Tiago R Magalhaes <tiago17 <at> socrates.Berkeley.EDU> writes:

: 
: Hi
: 
: a)
: I want to make a list out of a data.frame, where each element of the 
: list is a column of the data.frame.
: I looked in the archives and saw a lot of postings but surprsingly 
: none elucidated me. I also tried the split, aggregate help files and 
: counldn't see any easy way to do this. I wouldn't be surprised if 
: it's there, but I really didn't see it.
: 
: I solved the problem using a very convoluted way:
: 
: x <- data.frame(a=sample(10), b=sample(10), c=sample(10))
: f <- factor(names(x), levels=names(x))
: xx <- data.frame(f=f, t(x))
: xlist.transpose <- split(xx, xx$f)
: xlist <- lapply(xlist, function(x) x=t(x))
: 
: I am very convinced there's a much easier way, so if any of you 
: people enlighten me I would appreciate

A data frame _is_ a list.  You could do this:

class(x) <- "list"  # x is from above

but you may not even need to do that and may be able to use
x directly depending on what you need to do next.

: 
: b)
: In terms of my own personal use, it would be much better that merge 
: when using 'row.names' as the by argument would output a data.frame 
: with the merged row.names and not a column 'Row.names'.
: 
: Also it would be great if it would be possible to choose wich sorting 
: would be the final one - right now the default is argument y, but 
: sometimes argument x is much more useful
: Of course these are minor points and can be dealt very easily after 
: calling merge, but here it goes my comment anyway.

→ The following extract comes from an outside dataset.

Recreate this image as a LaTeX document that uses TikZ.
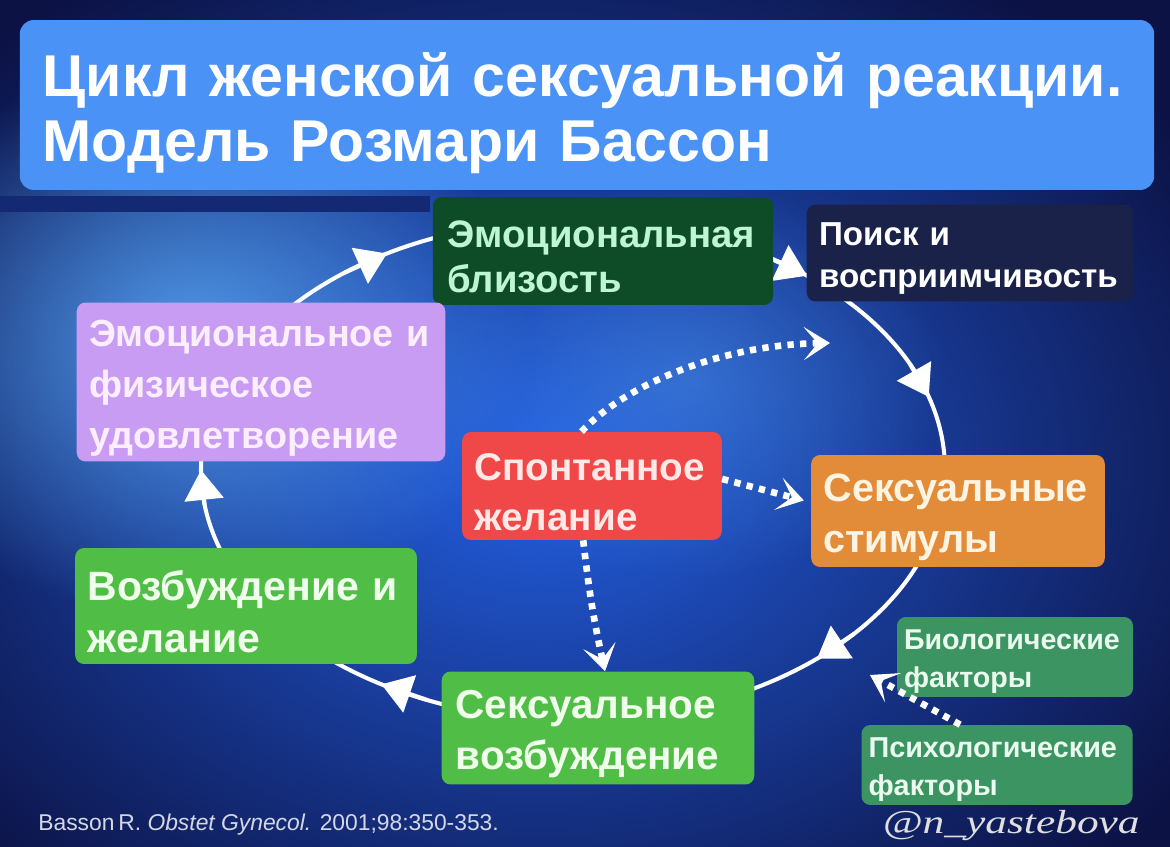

thanks to Andy Liaw and james holtman that replied to my posting

this is very basic stuff, but for people strugling with these 
concepts - as I am... - here goes a more detailed explanation

#####
what I wanted was to create a list where every element would be a 
column of a given data.frame

the only small problem is that I cannot find a way to keep the column 
names - third paragraph of 3)

1)
x <- data.frame(a=sample(10), b=rep('a',10), c=sample(10))
xlistBycol <- as.list(x)

a data.frame is a list in which each column is a vector.
you can separate every vector/column of a database into elements of a 
list by using as.list
note that every element is a vector of the same type as in the data.frame
element 1 in xlistBycol is an integer, element 2 is a factor with 1 level
('a')

2)
x <- data.frame(a=sample(10), b=rep('a',10), c=sample(10))
xlistBycol <- lapply(x, as.data.frame)

the same concept as 1), but this time to each element/column of the 
data.frame, as.data.frame is applied
ther result of this call is a list in which every element is a 
data.frame with 1 column

if you want to keep the row.names you have to give row.names as an 
argument to as.data.frame:
xlistBycol <- lapply(x, as.data.frame, row.names(x))
Unfortunately so far I couldn't find an easy way to keep the column 
names of the data.frame in the corresponding elements of the list

3)
to better understand 2) it was useful for me to do this:
x <- data.frame(a=sample(10), b=sample(10))
xAddOne <- lapply(x, function(x) x <- x+1)

in this case lapply adds 1 to every element of the list/data.frame x 
and the result is the list xAddOne where every element is the 
corresponding element of x plus one

I hope this doesn't confuse people even more...



>  > From: Tiago R Magalhaes
>>
>>  Hi
>>
>>  a)
>>  I want to make a list out of a data.frame, where each element of the
>>  list is a column of the data.frame.
>>  I looked in the archives and saw a lot of postings but surprsingly
>>  none elucidated me. I also tried the split, aggregate help files and
>>  counldn't see any easy way to do this. I wouldn't be surprised
if
>>  it's there, but I really didn't see it.
>>
>>  I solved the problem using a very convoluted way:
>>
>  > x <- data.frame(a=sample(10), b=sample(10), c=sample(10))
>>  f <- factor(names(x), levels=names(x))
>>  xx <- data.frame(f=f, t(x))
>>  xlist.transpose <- split(xx, xx$f)
>  > xlist <- lapply(xlist, function(x) x=t(x))
>>
>>  I am very convinced there's a much easier way, so if any of you
>>  people enlighten me I would appreciate
>
>1. Please make sure the code you show actually works.  The last line
>doesn't.
>
>2. I'm not sure what you want to do.  A data frame is already a list. 
If
>you want it to be just a list, just use as.list(x).  If you want a list
>where each component is a data frame with one column, use lapply(x,
>as.data.frame).
>
>Andy